The story of the website began in 1999 when only about half of the approximately 2,000 cranberry growers in the country used the Internet on a regular basis. As the website became the primary means of daily communication about cranberry industry problems between growers in Oregon, Washington, Wisconsin, New Jersey and Massachusetts, more and more of them bought computers. Within a few years almost all cranberry growers were online.
The website itself had two parts, one was a news and opinion section similar to Casino-Friend.
The other was a message board called the Stressline Forum and was similar to the numerous special interest message boards online today. That board had many of the same problems we observe today with the blogs and message boards which allow anonymous comments about our own casino controversy. Consider the following from the Patriot Ledger article "End of the line for cranberry website"
Discord abounded among the ranks of new and old growers alike. And dissatisfaction with Ocean Spray, the Lakeville-based growers cooperative, which processes most of the cranberries in the United States, began to spill over.

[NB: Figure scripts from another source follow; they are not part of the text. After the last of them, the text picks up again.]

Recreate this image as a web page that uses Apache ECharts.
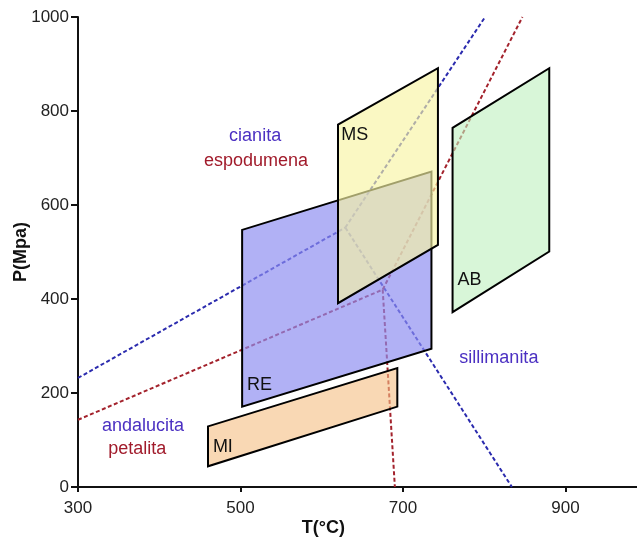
<!DOCTYPE html>
<html>
<head>
<meta charset="utf-8">
<script src="https://cdn.jsdelivr.net/npm/echarts@6/dist/echarts.min.js"></script>
<style>
html,body{margin:0;padding:0;background:#fff;}
#c{width:637px;height:541px;}
</style>
</head>
<body>
<div id="c"></div>
<script>
// ---- data ----
var xTicks = [300, 500, 700, 900];
var yTicks = [0, 200, 400, 600, 800, 1000];

// field polygons (T °C, P MPa)
var polyRE = [[502,171],[502,547],[735,671],[735,294]];
var polyMS = [[620,391],[620,771],[743,891],[743,515]];
var polyAB = [[761,372],[761,764],[880,891],[880,501]];
var polyMI = [[460,44],[460,129],[693,253],[693,171]];
var polyNames = ['RE','MS','AB','MI'];

// Al2SiO5 boundaries (blue)
var andKy  = [[300,232],[629,552]];
var kySil  = [[629,552],[801,1000]];
var andSil = [[629,552],[834,0]];
// Li-aluminosilicate boundaries (red)
var petSpd = [[300,143],[675,420]];
var spdHi  = [[675,420],[847,1000]];
var petHi  = [[675,420],[690,0]];

// annotation texts (T, P)
var blueTexts = [['cianita',518,746],['andalucita',380,130],['sillimanita',818,274]];
var redTexts  = [['espodumena',519,694],['petalita',373,81]];
var fieldLabels = [['MS',624,748],['AB',767,440],['RE',508,218],['MI',466,86]];

// ---- chart ----
var FONT = 'Liberation Sans, Arial, sans-serif';
var BLUE = '#2b2bae', RED = '#a3222c';
var BLUE_T = '#4b30c2', RED_T = '#a11b2b';
var fills = {RE:'rgba(140,140,240,0.68)', MS:'rgba(247,244,163,0.65)', AB:'rgba(190,240,190,0.6)', MI:'rgba(245,190,130,0.6)'};
var polys = {RE:polyRE, MS:polyMS, AB:polyAB, MI:polyMI};

function lineSeries(d, color){
  return {type:'line', data:d, symbol:'none', silent:true, z:1, animation:false,
    lineStyle:{color:color, width:2, type:[4,2.5]}};
}
function polySeries(name){
  var pts = polys[name];
  return {type:'custom', z:2, silent:true, animation:false, data:pts,
    renderItem:function(params, api){
      if (params.dataIndex !== 0) return null;
      var p = pts.map(function(v){ return api.coord(v); });
      return {type:'polygon', shape:{points:p},
        style:{fill:fills[name], stroke:'#000', lineWidth:2, lineJoin:'miter'}};
    }};
}
function textSeries(list, color, align){
  return {type:'custom', z:5, silent:true, animation:false,
    data:list.map(function(t){ return [t[1], t[2], t[0]]; }),
    renderItem:function(params, api){
      var c = api.coord([api.value(0), api.value(1)]);
      var item = list[params.dataIndex];
      return {type:'text', x:c[0], y:c[1],
        style:{text:item[0], fill:color, font:'18px ' + FONT, align:align, verticalAlign:'middle'}};
    }};
}

var series = [
  lineSeries(andKy, BLUE), lineSeries(kySil, BLUE), lineSeries(andSil, BLUE),
  lineSeries(petSpd, RED), lineSeries(spdHi, RED), lineSeries(petHi, RED)
];
polyNames.forEach(function(n){ series.push(polySeries(n)); });
series.push(textSeries(blueTexts, BLUE_T, 'center'));
series.push(textSeries(redTexts, RED_T, 'center'));
series.push(textSeries(fieldLabels, '#111', 'left'));

var chart = echarts.init(document.getElementById('c'), null, {renderer:'canvas'});
chart.setOption({
  backgroundColor:'#fff',
  animation:false,
  grid:{left:78, top:17, width:568.75, height:470, containLabel:false, outerBoundsMode:'none'},
  xAxis:[{
    type:'value', min:300, max:1000, interval:200,
    name:'T(°C)', nameLocation:'middle', nameGap:32, nameMoveOverlap:false,
    nameTextStyle:{fontFamily:FONT, fontSize:18, fontWeight:'bold', color:'#111', padding:[0,78,0,0]},
    axisLine:{show:true, onZero:false, lineStyle:{color:'#111', width:2}},
    axisTick:{show:true, inside:false, length:5, lineStyle:{color:'#111', width:2}},
    axisLabel:{show:true, margin:13, fontFamily:FONT, fontSize:17, color:'#222', showMaxLabel:false,
      formatter:function(v){ return xTicks.indexOf(v) >= 0 ? String(v) : ''; }},
    splitLine:{show:false}
  },{
    type:'value', position:'top', min:300, max:1000,
    axisLine:{show:true, lineStyle:{color:'#111', width:2}},
    axisTick:{show:false}, axisLabel:{show:false}, splitLine:{show:false}
  }],
  yAxis:{
    type:'value', min:0, max:1000, interval:200,
    name:'P(Mpa)', nameLocation:'middle', nameGap:48, nameRotate:90, nameMoveOverlap:false,
    nameTextStyle:{fontFamily:FONT, fontSize:18, fontWeight:'bold', color:'#111'},
    axisLine:{show:true, onZero:false, lineStyle:{color:'#111', width:2}},
    axisTick:{show:true, inside:false, length:7, lineStyle:{color:'#111', width:2}},
    axisLabel:{show:true, margin:9, fontFamily:FONT, fontSize:17, color:'#222',
      formatter:function(v){ return yTicks.indexOf(v) >= 0 ? String(v) : ''; }},
    splitLine:{show:false}
  },
  series:series
});
</script>
</body>
</html>
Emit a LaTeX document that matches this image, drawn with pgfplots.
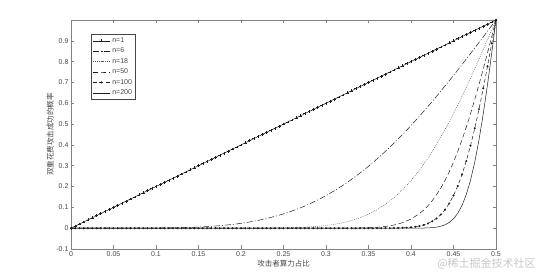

Much of that angst surfaced in the Stressline's chat room, which Brown called the ‘‘forum.''
Later, when a group of growers staged a proxy battle that resulted in the replacement of most of Ocean Spray's board, the Stressline was a hotbed of debate about the merits of the old regime versus the new.
John Decas, a processor and grower in Carver, said the Stressline's reach became apparent when he heard industry analysts across the country referring to its contents.
Its broad readership exposed a dark side, too. The anonymity of the postings on the forum meant that anyone could say anything, true or not, with no repercussions.
‘‘It was being read by the marketplace,'' Decas said. ‘‘The downside of that is people put misleading information on there that could have hurt us in the marketplace.''
I even received a letter from Ocean Spray's attorney threatening legal action (see below) if I didn't reveal the IP address of an anonymous poster. I didn't comply although I did remove the messages that rightfully were objected to. Debates on the fourm were just as heated as any on the casino related message boards. The CEOs of two cranberry companies, smaller than Ocean Spray but still multi-million dollar companies, regularly posted on the website and engaged in spirited debate with all comers and once in awhile with each other.